At the national level, Indonesians have also reacted negatively to the presence of U.S. troops. Darwin is located just a short distance from Indonesia’s troubled province Papua, where the giant U.S. mining company PT Freeport Indonesia operates. Besides reflecting Indonesia’s hostility to foreign military bases close to its national borders, many political pundits in Jakarta have expressed concerns that the U.S. forces in Darwin could be used to intervene on behalf of the often security-beleaguered PT Freeport Indonesia. Although such a scenario is highly unlikely, many in Indonesia still remember the United States’ support for regional rebels in the late 1950s, when Washington used the protection of U.S. oil companies in Sumatra as a pretext for intervention.

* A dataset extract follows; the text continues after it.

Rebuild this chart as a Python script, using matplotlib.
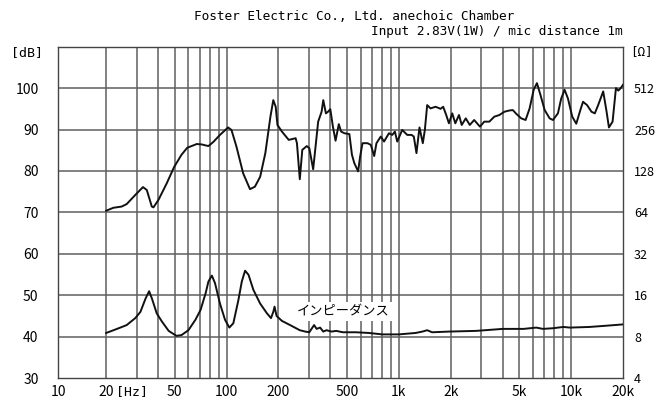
import matplotlib
matplotlib.use("Agg")
import matplotlib.pyplot as plt
import matplotlib.transforms as mtransforms

# 音圧 (SPL) [dB]
spl_freq = [20, 22.0, 24.6, 26.3, 29.5, 32.7, 34.4, 36.8, 37.6, 40.2, 44.9, 49.5,
            54.7, 59.1, 67.1, 71.7, 78.4, 83.7, 91.5, 102, 106.7, 114, 124.8, 136.7,
            146, 156.6, 167.8, 179.6, 186.6, 192.7, 197.3, 209.5, 229.4, 251.6, 256,
            266, 275, 292, 302, 318, 333, 340, 356, 364, 377, 388, 400, 414, 429, 448,
            462, 483, 516, 534, 551, 580, 596, 615, 657, 687, 719, 741, 785, 820, 876,
            915, 948, 978, 1046, 1118, 1185, 1221, 1265, 1317, 1377, 1415, 1460, 1527,
            1634, 1746, 1808, 1883, 1952, 2041, 2126, 2233, 2316, 2445, 2580, 2736,
            2955, 3130, 3350, 3580, 3830, 4100, 4385, 4585, 4800, 5130, 5440, 5740,
            6060, 6330, 6630, 7020, 7500, 7840, 8380, 8760, 9160, 9580, 10150, 10710,
            11310, 11720, 12370, 13120, 13720, 14350, 15350, 16060, 16570, 17400,
            18200, 18780, 19400, 20000]
spl_db = [70.4, 71.1, 71.4, 72.0, 74.2, 76.1, 75.4, 71.4, 71.2, 73.0, 77.0, 80.9,
          83.9, 85.6, 86.5, 86.4, 86.0, 87.0, 88.7, 90.5, 89.9, 85.9, 79.4, 75.6,
          76.2, 78.6, 84.3, 93.1, 97.1, 95.5, 91.1, 89.5, 87.5, 87.9, 86.7,
          78.0, 85.1, 86.0, 85.5, 80.4, 88.3, 91.9, 94.3, 97.1, 93.9, 94.3, 94.9, 90.7,
          87.3, 91.3, 89.5, 89.1, 88.9, 83.9, 81.9, 79.9, 83.5, 86.7, 86.7, 86.3,
          83.6, 86.7, 88.3, 87.1, 89.1, 88.7, 89.5, 87.1, 89.9, 88.7, 88.7, 88.3,
          84.3, 90.5, 86.7, 89.9, 95.9, 95.1, 95.5, 95.0, 95.5, 93.5, 91.5, 93.9,
          91.5, 93.5, 91.1, 92.7, 91.1, 92.3, 90.7, 91.9, 91.9, 93.1, 93.5, 94.3,
          94.6, 94.7, 93.8, 92.7, 92.3, 95.1, 99.6, 101.2, 98.4, 94.7, 92.7, 92.3,
          93.9, 97.5, 99.6, 97.5, 93.1, 91.4, 94.7, 96.7, 95.9, 94.3, 93.9, 95.9,
          99.2, 94.3, 90.5, 91.9, 100.0, 99.4, 100.0, 100.8]

# インピーダンス [Ω]
imp_freq = [20, 23.1, 26.3, 29.5, 31.6, 33.9, 35.5, 36.8, 39.3, 42.1, 46.1, 51.1,
            54.7, 60, 65.9, 70.6, 75.6, 78.4, 82.1, 85.6, 91.5, 97.9, 103.7, 109.4,
            117, 122.5, 128, 134, 143, 156.6, 171.5, 181, 186.6, 189.8, 195, 209.5,
            233.6, 266, 286, 302, 313, 322, 333, 349, 364, 380, 406, 433, 473, 563,
            670, 800, 1000, 1250, 1370, 1460, 1560, 1952, 2800, 4010, 5300, 6270,
            6860, 7840, 9000, 9850, 12800, 16060, 19800]
imp_ohm = [8.5, 9.1, 9.7, 10.9, 12.1, 15.2, 17.1, 15.2, 11.8, 10.3, 8.8, 8.1,
           8.2, 8.9, 10.6, 12.5, 16.6, 20.1, 22.2, 19.6, 13.9, 10.6, 9.3, 10.0,
           14.7, 20.1, 24.1, 22.5, 17.5, 13.9, 11.8, 10.9, 12.1, 13.2, 11.3, 10.4,
           9.7, 8.9, 8.7, 8.6, 9.2, 9.7, 9.1, 9.3, 8.7, 8.9, 8.7, 8.8, 8.6, 8.6,
           8.5, 8.3, 8.3, 8.5, 8.7, 8.9, 8.6, 8.7, 8.8, 9.1, 9.1, 9.3,
           9.1, 9.2, 9.4, 9.3, 9.4, 9.6, 9.8]

x_ticks = [10.5, 20, 50, 100, 200, 500, 1000, 2000, 5000, 10000, 20000]
x_labels = ["10", "20", "50", "100", "200", "500", "1k", "2k", "5k", "10k", "20k"]
x_grid = [20, 30, 40, 50, 60, 70, 80, 90, 100, 200, 300, 400, 500, 600, 700, 800,
          900, 1000, 2000, 3000, 4000, 5000, 6000, 7000, 8000, 9000, 10000]
db_ticks = [30, 40, 50, 60, 70, 80, 90, 100]
ohm_ticks = [4, 8, 16, 32, 64, 128, 256, 512]

gridc = "#5f5f5f"
mono = "DejaVu Sans Mono"
sans = ["Noto Sans CJK JP", "DejaVu Sans"]

fig = plt.figure(figsize=(6.57, 4.03), dpi=100)
ax = fig.add_axes([58 / 657, 25 / 403, 565 / 657, 331.3 / 403])

ax.set_xscale("log")
ax.set_xlim(10.5, 20000)
ax.set_ylim(30, 110)

for f in x_grid:
    ax.axvline(f, color=gridc, lw=1.1, zorder=1)
for d in db_ticks[1:]:
    ax.axhline(d, color=gridc, lw=1.1, zorder=1)

ax.plot(spl_freq, spl_db, color="#111111", lw=1.4, zorder=3)

ax.set_xticks(x_ticks)
ax.set_xticklabels(x_labels, family=sans, fontsize=10)
ax.xaxis.set_minor_locator(plt.NullLocator())
ax.set_yticks(db_ticks)
ax.set_yticklabels([str(v) for v in db_ticks], family=sans, fontsize=10)
ax.tick_params(axis="x", length=0, pad=5)
ax.tick_params(axis="y", length=0, pad=14)
for s in ax.spines.values():
    s.set_color("#444444")
    s.set_linewidth(1.0)

# 右軸 インピーダンス (log2)
ax2 = ax.twinx()
ax2.set_yscale("log", base=2)
ax2.set_ylim(4, 1024)
ax2.plot(imp_freq, imp_ohm, color="#111111", lw=1.4, zorder=3)
ax2.set_yticks(ohm_ticks)
ax2.set_yticklabels([str(v) for v in ohm_ticks], family=sans, fontsize=9)
ax2.yaxis.set_minor_locator(plt.NullLocator())
ax2.tick_params(axis="y", length=0, pad=8)
for s in ax2.spines.values():
    s.set_visible(False)

# 単位
ax.text(-0.027, 108.5, "[dB]", transform=mtransforms.blended_transform_factory(ax.transAxes, ax.transData),
        ha="right", va="center", family=mono, fontsize=9.5)
ax.text(1.012, 108.8, "[Ω]", transform=mtransforms.blended_transform_factory(ax.transAxes, ax.transData),
        ha="left", va="center", family=mono, fontsize=9, clip_on=False)
ax.text(116 / 657, 1 - 392 / 403, "[Hz]", transform=fig.transFigure, ha="left", va="center",
        family=mono, fontsize=9.5)

ax.text(297 / 657, 1 - 311.5 / 403, "インピーダンス", transform=fig.transFigure,
        ha="left", va="center", family=sans, fontsize=9.5, zorder=5,
        bbox=dict(facecolor="white", edgecolor="none", pad=2.5))

fig.text(354 / 657, 1 - 16 / 403, "Foster Electric Co., Ltd. anechoic Chamber",
         ha="center", va="center", family=mono, fontsize=9.2)
fig.text(623 / 657, 1 - 32 / 403, "Input 2.83V(1W) / mic distance 1m",
         ha="right", va="center", family=mono, fontsize=9.2)

fig.savefig("out.png", dpi=100)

U.S. rebalancing toward Asia has generally been welcomed by ASEAN member countries, including Indonesia. After a period of relative decline that coincided with China’s rapid ascendance in regional affairs, the U.S. pivot to Asia seems to have redressed this imbalance. At the bilateral level, U.S.-Indonesian relations, notwithstanding the existence of a number of residual problems, have reached a higher level than before with the signing of the Comprehensive Partnership Agreement. When Jakarta and Washington occasionally and unavoidably adopt different stances and policies on particular issues, such as on Israeli-Palestinian tensions, widening and deepening government-to-government as well as people-to-people cooperation will hopefully provide sufficient ballast to safeguard relations.